At this point, I can’t even say why exactly I was crying. I think on some level I realized that I wasn’t going to make it, or that “making it” wasn’t going to take the shape that I’d anticipated. Talent, luck and hard work–a combination of which actually got me the internship in the first place, when while interning (paid) for a literary agent connected with the magazine, I spotted a typo in the proofs of an essay headed to publication–simply weren’t enough. I needed money and connections, and I had neither. Landing the internship was supposed to make up for lack of the former by offering me the latter, but instead I realized, from overhearing conversations among other well-connected interns and their departments, that, as with the money, I was supposed to come pre-equipped.

That wasn’t my last internship. When the school year started again, I used my connection from the first internship to find a paid internship for the next summer, one that taught valuable skills and offered coordinated training with interns from other departments, all far more valuable than the $8.25/ hr the internship paid–although that, of course, was most welcome. (And from the company’s end, I suspect, the stakes are higher to make a worthwhile investment in training paid interns.)
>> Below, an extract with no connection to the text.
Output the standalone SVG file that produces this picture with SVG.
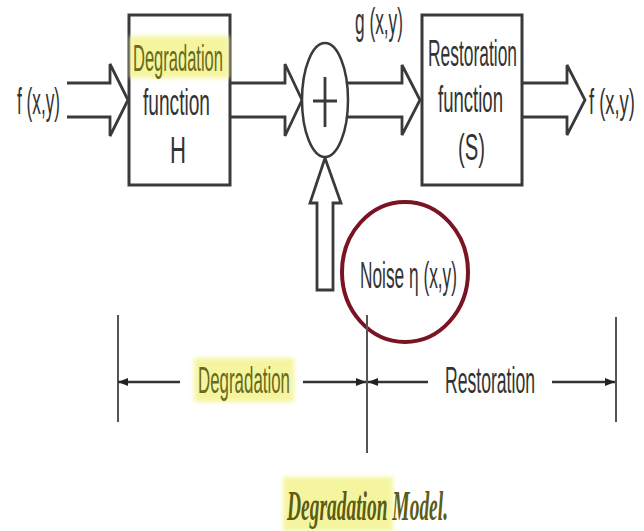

Were those ten weeks wasted? On the one hand, that line looked good on my resume–for a while. (The sheen does wear off after a few years.) On the other hand, there was no effort to make the experience useful or even interesting; there was no training, no mentorship, and no kindness. Like the interns suing, I’m more than willing to work hard and put in the time and pay my dues–but dues, of course, are supposed to buy one membership in a club. Without that, the contract–whether official or unofficial–is worthless.